Our stay here caps an amazing day. We left the central desert yesterday as we ventured towards the east coast of Baja and the Sea of Cortez. It's not as a hot here as the central desert, but it's definitely humid, but not as much as Florida. Tonight, we dined in a local restaurant and the balmy weather was perfect.

We finally stopped by the side of the road to take photos of the  Sea of Cortez, also known as the Gulf of California. 
We started the day by visiting Punta Chivato, about 20 miles off Highway 1. Specifically, we were visiting El Hotelito Punta Chivato to meet the owner. While he was not there, we had a great breakfast and looked around at the hotel a bit. To get there, we passed through a small neighborhood near the highway and onto a  dirt road (nicely maintained, I might add) . Some very nice homes line the shore of Punta Chivato for about a mile or so and there's a small airstrip there, too. There's also a small golf course among the native foliage. Despite the development that exists, it has an isolated and laid back feeling.

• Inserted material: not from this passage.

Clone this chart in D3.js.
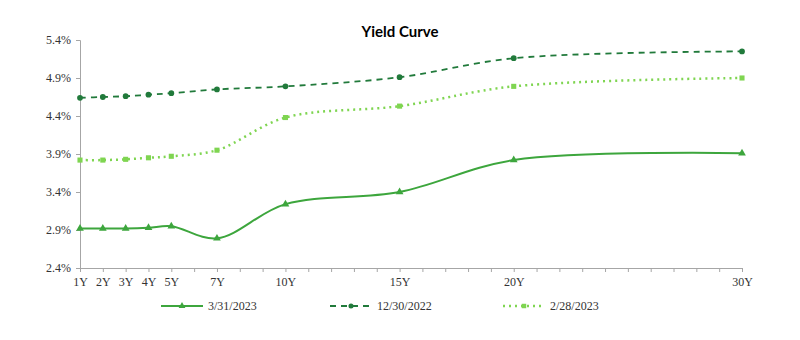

We made our way south to Loreto, a city of 14,000 that originally served as the capital of Alta and Baja California for nearly 100 years in the 18th century. We had lunch at Mediterraneo, a restaurant with a front row seat on the Sea of Cortes and a good view of the Isla de Ramona. I had fish fajitas, black beans and great homemade lemonade - made me a happy guy.

After lunch, the siren call of the sea lured us back north to the amazing coves along the Bahia Concepcion (Conception Bay) that we passed an hour or two before. (Just follow the link I've embedded for the Bahia and you will get a glimpse of how beautiful the east coast of Baja is.)

Somewhere in Bahia Concepcion we found this amazing cove.  If you  look to the left on the mountain side, you can see  what appears to be a whale. 

The same cove as above, looking to the left of where the above photo was  taken.  Beautiful views, calm water and nothin' but quiet. 
We have been in the car so much over the past few days and we needed a chance to relax and swim. The water was warm and we could walk out 30-50 meters from the beach with our heads still above water.  Maybe 20 people at most were at the cove and, altogether, it was very relaxed.  Pelicans were diving for food nearby and a few seagulls were flying about, including one long-legged bird I have yet to identify.

The water, coupled with the gorgeous views of the surrounding mountains and shoreline, made my day, if not my year.